-- MATERIAL FOR THIS TASK start --

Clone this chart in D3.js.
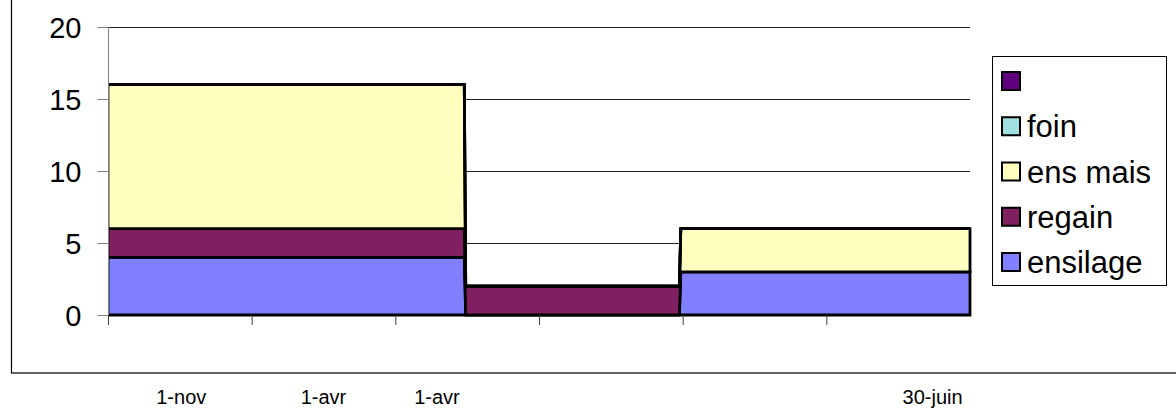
<!DOCTYPE html>
<html>
<head>
<meta charset="utf-8">
<script src="https://cdn.jsdelivr.net/npm/d3@7"></script>
<style>
  html, body { margin: 0; padding: 0; background: #fff; }
  svg { display: block; font-family: "Liberation Sans", Arial, sans-serif; }
</style>
</head>
<body>
<svg id="chart" width="1176" height="409"></svg>
<script>
// Feed rations per period (stacked), period units along x
const xPos     = [0, 2.48, 2.49, 3.977, 3.987, 6];
const ensilage = [4, 4, 0, 0, 3, 3];
const regain   = [2, 2, 2, 2, 0, 0];
const ensMais  = [10, 10, 0, 0, 3, 3];
const foin     = [0, 0, 0, 0, 0, 0];
const serie5   = [0, 0, 0, 0, 0, 0];

const seriesKeys   = ["ensilage", "regain", "ens mais", "foin", ""];
const seriesColors = ["#8080FF", "#802060", "#FFFFC0", "#A0E0E0", "#600080"];
const yTicks       = [0, 5, 10, 15, 20];
const xTicks       = [0, 1, 2, 3, 4, 5];
const dateLabels   = ["1-nov", "1-avr", "1-avr", "30-juin"];
const dateAt       = [0.51, 1.5, 2.29, 5.74];

const rows = xPos.map((x, i) => ({
  x,
  "ensilage": ensilage[i],
  "regain": regain[i],
  "ens mais": ensMais[i],
  "foin": foin[i],
  "": serie5[i]
}));

const svg = d3.select("#chart");

// outer chart frame
svg.append("rect")
  .attr("x", 11.5).attr("y", -10)
  .attr("width", 1300).attr("height", 383)
  .attr("fill", "none").attr("stroke", "#000").attr("stroke-width", 1.2);

const x = d3.scaleLinear().domain([0, 6]).range([108, 970]);
const y = d3.scaleLinear().domain([0, 20]).range([315, 27]);

// keep area outlines from spilling left of the value axis
svg.append("defs").append("clipPath").attr("id", "plotClip")
  .append("rect")
  .attr("x", x(0)).attr("y", 0)
  .attr("width", 1000).attr("height", 330);

// gridlines
svg.append("g").selectAll("line")
  .data(yTicks.filter(t => t > 0))
  .join("line")
  .attr("x1", x(0)).attr("x2", x(6))
  .attr("y1", d => Math.round(y(d)) + 0.5).attr("y2", d => Math.round(y(d)) + 0.5)
  .attr("stroke", "#222").attr("stroke-width", 1);

// stacked areas
const stack = d3.stack().keys(seriesKeys);
const layers = stack(rows);
const area = d3.area()
  .x(d => x(d.data.x))
  .y0(d => y(d[0]))
  .y1(d => y(d[1]));

svg.append("g").attr("clip-path", "url(#plotClip)")
  .selectAll("path")
  .data(layers)
  .join("path")
  .attr("d", area)
  .attr("fill", (d, i) => seriesColors[i])
  .attr("stroke", "#000")
  .attr("stroke-width", 2.8)
  .attr("stroke-linejoin", "miter");

// y axis
const yAxis = d3.axisLeft(y).tickValues(yTicks).tickSize(11).tickPadding(16);
const gy = svg.append("g").attr("transform", "translate(108.5,0)").call(yAxis);
gy.select(".domain").attr("stroke", "#808080").attr("d", `M0,${y(20)}V${y(0)}`);
gy.selectAll(".tick line").attr("stroke", "#808080");
gy.selectAll(".tick text")
  .attr("font-size", 29)
  .attr("font-family", "Liberation Sans, Arial, sans-serif")
  .attr("fill", "#000")
  .attr("dy", "0.36em");

// x axis ticks
const xAxis = d3.axisBottom(x).tickValues(xTicks).tickSize(10).tickFormat("");
const gx = svg.append("g").attr("transform", "translate(0,315)").call(xAxis);
gx.select(".domain").remove();
gx.selectAll(".tick line").attr("stroke", "#404040");

// date labels under the frame
svg.append("g").selectAll("text")
  .data(dateLabels)
  .join("text")
  .attr("x", (d, i) => x(dateAt[i]))
  .attr("y", 404)
  .attr("text-anchor", "middle")
  .attr("font-size", 20)
  .attr("fill", "#000")
  .text(d => d);

// legend
const legend = svg.append("g");
legend.append("rect")
  .attr("x", 992.5).attr("y", 56.5)
  .attr("width", 174).attr("height", 229)
  .attr("fill", "#fff").attr("stroke", "#000").attr("stroke-width", 1);

const legendOrder = seriesKeys.map((k, i) => i).reverse();
const ly = d3.scalePoint().domain(legendOrder).range([81, 262]);
const items = legend.selectAll("g.item")
  .data(legendOrder)
  .join("g")
  .attr("class", "item")
  .attr("transform", i => `translate(0,${ly(i)})`);
items.append("rect")
  .attr("x", 1002).attr("y", -9)
  .attr("width", 18).attr("height", 18)
  .attr("fill", i => seriesColors[i])
  .attr("stroke", "#000").attr("stroke-width", 2);
items.append("text")
  .attr("x", 1027).attr("y", 0).attr("dy", "0.36em")
  .attr("font-size", 31)
  .attr("fill", "#000")
  .text(i => seriesKeys[i]);
</script>
</body>
</html>
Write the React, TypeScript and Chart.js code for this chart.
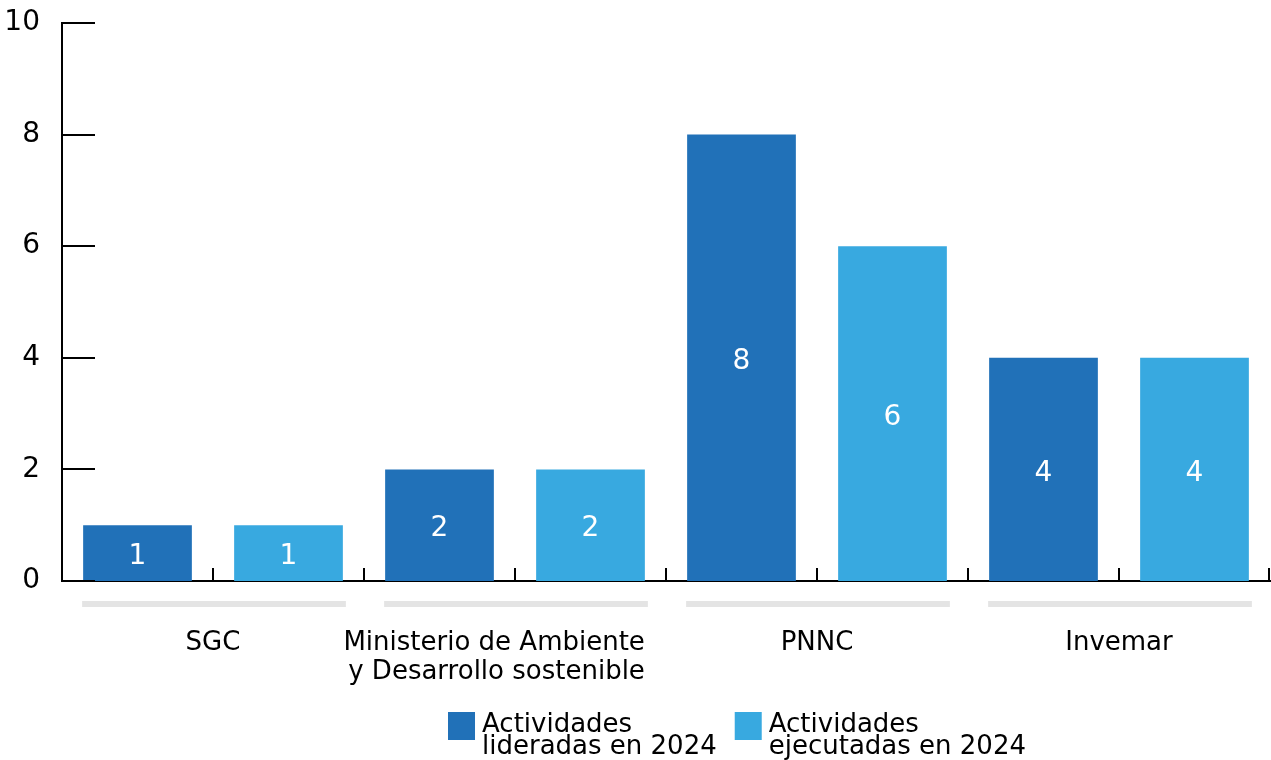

-- MATERIAL FOR THIS TASK end --

EXERCISE PROMPT>
Leave out the pictures and transcribe the entries above exactly.

FINAL RESULT>
Clone this chart in D3.js.
<!DOCTYPE html>
<html>
<head>
<meta charset="utf-8">
<script src="https://cdn.jsdelivr.net/npm/d3@7"></script>
<style>
  html, body { margin: 0; padding: 0; background: #fff; }
  svg { display: block; font-family: "Liberation Sans", Arial, sans-serif; }
</style>
</head>
<body>
<svg id="chart" width="1176" height="409"></svg>
<script>
// Feed rations per period (stacked), period units along x
const xPos     = [0, 2.48, 2.49, 3.977, 3.987, 6];
const ensilage = [4, 4, 0, 0, 3, 3];
const regain   = [2, 2, 2, 2, 0, 0];
const ensMais  = [10, 10, 0, 0, 3, 3];
const foin     = [0, 0, 0, 0, 0, 0];
const serie5   = [0, 0, 0, 0, 0, 0];

const seriesKeys   = ["ensilage", "regain", "ens mais", "foin", ""];
const seriesColors = ["#8080FF", "#802060", "#FFFFC0", "#A0E0E0", "#600080"];
const yTicks       = [0, 5, 10, 15, 20];
const xTicks       = [0, 1, 2, 3, 4, 5];
const dateLabels   = ["1-nov", "1-avr", "1-avr", "30-juin"];
const dateAt       = [0.51, 1.5, 2.29, 5.74];

const rows = xPos.map((x, i) => ({
  x,
  "ensilage": ensilage[i],
  "regain": regain[i],
  "ens mais": ensMais[i],
  "foin": foin[i],
  "": serie5[i]
}));

const svg = d3.select("#chart");

// outer chart frame
svg.append("rect")
  .attr("x", 11.5).attr("y", -10)
  .attr("width", 1300).attr("height", 383)
  .attr("fill", "none").attr("stroke", "#000").attr("stroke-width", 1.2);

const x = d3.scaleLinear().domain([0, 6]).range([108, 970]);
const y = d3.scaleLinear().domain([0, 20]).range([315, 27]);

// keep area outlines from spilling left of the value axis
svg.append("defs").append("clipPath").attr("id", "plotClip")
  .append("rect")
  .attr("x", x(0)).attr("y", 0)
  .attr("width", 1000).attr("height", 330);

// gridlines
svg.append("g").selectAll("line")
  .data(yTicks.filter(t => t > 0))
  .join("line")
  .attr("x1", x(0)).attr("x2", x(6))
  .attr("y1", d => Math.round(y(d)) + 0.5).attr("y2", d => Math.round(y(d)) + 0.5)
  .attr("stroke", "#222").attr("stroke-width", 1);

// stacked areas
const stack = d3.stack().keys(seriesKeys);
const layers = stack(rows);
const area = d3.area()
  .x(d => x(d.data.x))
  .y0(d => y(d[0]))
  .y1(d => y(d[1]));

svg.append("g").attr("clip-path", "url(#plotClip)")
  .selectAll("path")
  .data(layers)
  .join("path")
  .attr("d", area)
  .attr("fill", (d, i) => seriesColors[i])
  .attr("stroke", "#000")
  .attr("stroke-width", 2.8)
  .attr("stroke-linejoin", "miter");

// y axis
const yAxis = d3.axisLeft(y).tickValues(yTicks).tickSize(11).tickPadding(16);
const gy = svg.append("g").attr("transform", "translate(108.5,0)").call(yAxis);
gy.select(".domain").attr("stroke", "#808080").attr("d", `M0,${y(20)}V${y(0)}`);
gy.selectAll(".tick line").attr("stroke", "#808080");
gy.selectAll(".tick text")
  .attr("font-size", 29)
  .attr("font-family", "Liberation Sans, Arial, sans-serif")
  .attr("fill", "#000")
  .attr("dy", "0.36em");

// x axis ticks
const xAxis = d3.axisBottom(x).tickValues(xTicks).tickSize(10).tickFormat("");
const gx = svg.append("g").attr("transform", "translate(0,315)").call(xAxis);
gx.select(".domain").remove();
gx.selectAll(".tick line").attr("stroke", "#404040");

// date labels under the frame
svg.append("g").selectAll("text")
  .data(dateLabels)
  .join("text")
  .attr("x", (d, i) => x(dateAt[i]))
  .attr("y", 404)
  .attr("text-anchor", "middle")
  .attr("font-size", 20)
  .attr("fill", "#000")
  .text(d => d);

// legend
const legend = svg.append("g");
legend.append("rect")
  .attr("x", 992.5).attr("y", 56.5)
  .attr("width", 174).attr("height", 229)
  .attr("fill", "#fff").attr("stroke", "#000").attr("stroke-width", 1);

const legendOrder = seriesKeys.map((k, i) => i).reverse();
const ly = d3.scalePoint().domain(legendOrder).range([81, 262]);
const items = legend.selectAll("g.item")
  .data(legendOrder)
  .join("g")
  .attr("class", "item")
  .attr("transform", i => `translate(0,${ly(i)})`);
items.append("rect")
  .attr("x", 1002).attr("y", -9)
  .attr("width", 18).attr("height", 18)
  .attr("fill", i => seriesColors[i])
  .attr("stroke", "#000").attr("stroke-width", 2);
items.append("text")
  .attr("x", 1027).attr("y", 0).attr("dy", "0.36em")
  .attr("font-size", 31)
  .attr("fill", "#000")
  .text(i => seriesKeys[i]);
</script>
</body>
</html>
Write the React, TypeScript and Chart.js code for this chart.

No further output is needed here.